Ok, so now we just need an alg to estimate the entropy. –  Blaze Sep 23 '13 at 19:42
    
I don't know what you mean by "inject pseudo entropy". A hash does not inject entropy. I'm not familiar with "pseudo entropy" as a technical term. Can you tell us more about what your real problem is? You might want to edit the question to provide more context and to explain the particular application setting and what you're trying to achieve or what problem you're trying to fix. –  D.W. Oct 2 '13 at 6:09

3 Answers 3

up vote 3 down vote accepted

For randomness extraction, in some cases, you could use alternatives to hash functions. However, mostly hash (or hmac) is preferable, because hash and hmac are very good in extracting randomness.

RFC 5869 describes HKDF, HMAC-based extract-and-expand key derivation function, with randomness extraction and expansion phase. NIST has made equivalent standard from HKDF, NIST SP 800-56C, which also allows AES-CMAC as alternative to HMAC. Thus, NIST SP 800-56C compliant randomness extraction can be done without hash functions by using AES-CMAC instead.

However, NIST SP 800-56C is only usable when there is a good reason to expect that input contains sufficient entropy to meet the intended entropy of the output.

Another obvious approach is that you could create NIST SP 800-90A Deterministic Random Bit Generator using AES-CTR algorithm with derivation function. The randomness you want to extract could be input entropy to the algorithm.

Estimate entropy

However, for both of uses described above, you need good means to estimate how much entropy you have within the input. If you use something like NIST SP 800-56C and you did not have enough entropy in input, you don't have lot of entropy in output either. For this reason, it is critical you can correctly estimate how much entropy you have.

Usual compression functions, for example, like CodesInChaos mentioned above are not good enough, for determining the amount of entropy. They can give pointers. Just never expect a compression function to produce full entropy.

Linux kernel's /dev/random uses various mathematical means to estimate amount of entropy present in the events in information theoretic sense. This is in fact something pretty close to compression. However, it does not actually compress anything, but instead selects entropy estimate which is strictly smaller than any compression approach it could have used. A lot of information about Linux /dev/random is in this analysis. The analysis is old, and the issues found are largely fixed, but the basic structure remains the same.

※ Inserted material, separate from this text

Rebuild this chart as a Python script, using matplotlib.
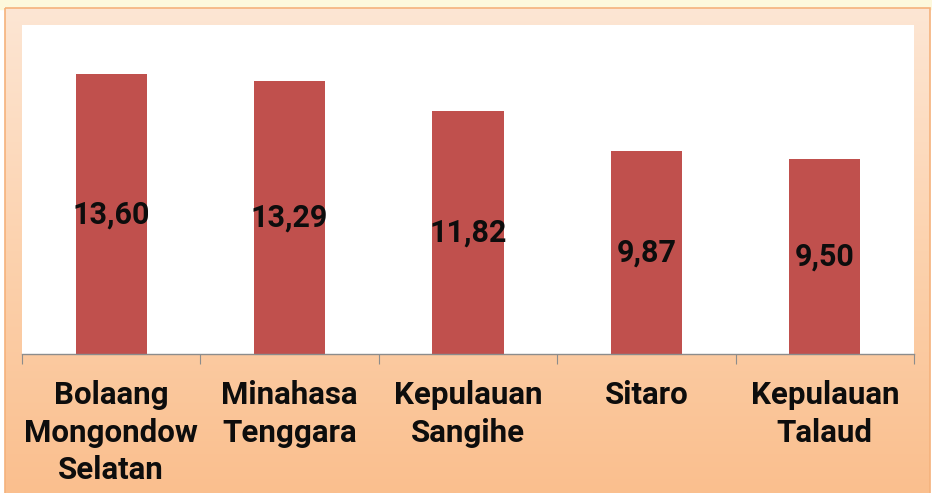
import matplotlib.pyplot as plt
import numpy as np
from matplotlib.colors import LinearSegmentedColormap

# Daten
categories = ["Bolaang\nMongondow\nSelatan", "Minahasa\nTenggara",
              "Kepulauan\nSangihe", "Sitaro", "Kepulauan\nTalaud"]
values = [13.60, 13.29, 11.82, 9.87, 9.50]
value_labels = ["13,60", "13,29", "11,82", "9,87", "9,50"]

plt.rcParams["font.family"] = ["Roboto", "DejaVu Sans"]

W, H = 932, 493
fig = plt.figure(figsize=(W / 100, H / 100), dpi=100)

# Hintergrund: gelber Streifen oben, Verlauf pfirsich -> orange
bg = fig.add_axes([0, 0, 1, 1])
bg.set_xlim(0, W)
bg.set_ylim(H, 0)
bg.axis("off")
bg.add_patch(plt.Rectangle((0, 0), W, 9, color="#fdf8dc", zorder=0))
cmap = LinearSegmentedColormap.from_list("bg", ["#fde6d4", "#fcd2ae", "#fabf8e"])
grad = np.linspace(0, 1, 256).reshape(-1, 1)
bg.imshow(grad, cmap=cmap, aspect="auto", extent=[5, 930, H, 8], zorder=1)
bg.add_patch(plt.Rectangle((5, 8), 925, H, fill=False, ec="#f5b27c", lw=1.2, zorder=2))

# Diagramm
ax = fig.add_axes([22 / W, 1 - 354 / H, (914 - 22) / W, (354 - 25) / H])
ax.set_facecolor("white")
x = np.arange(len(values))
ax.bar(x, values, width=0.4, color="#c0504d", zorder=2)
for xi, v, lab in zip(x, values, value_labels):
    ax.text(xi, v / 2, lab, ha="center", va="center", fontsize=22,
            fontweight="bold", color="#0d0d0d", zorder=3)

ax.set_xlim(-0.5, len(values) - 0.5)
ax.set_ylim(0, 16)
ax.set_yticks([])
for s in ["top", "right", "left"]:
    ax.spines[s].set_visible(False)
ax.spines["bottom"].set_color("#8c8c8c")
ax.spines["bottom"].set_linewidth(1.0)

# Trennstriche zwischen den Kategorien
ax.set_xticks(np.arange(-0.5, len(values)), minor=False)
ax.set_xticklabels([])
ax.tick_params(axis="x", which="major", length=7, color="#8c8c8c", direction="out")
ax.set_xticks(x, minor=True)
ax.set_xticklabels(categories, minor=True, fontsize=22.5, fontweight="bold",
                   color="#0d0d0d", linespacing=1.3)
ax.tick_params(axis="x", which="minor", length=0, pad=19)

fig.savefig("out.png", dpi=100)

For estimating the amount of entropy, it is necessary to understand what kind of input materials you have. Software like ent are useful to make estimate, but it is not at all hard to find materials where ent will overestimate entropy. For instance, try estimate entropy of AES-CTR(128 x 0 bit, 1024 x 0 bit). This input has around zero bits of input, but ent will estimate it to have nearly 1024.

I would almost say that if you cannot indicate what the input material is (unfortunately commonly the case), and you feel ent or compression are good enough, you're very likely to end up with system that is not very strong (because you most likely will overestimate entropy).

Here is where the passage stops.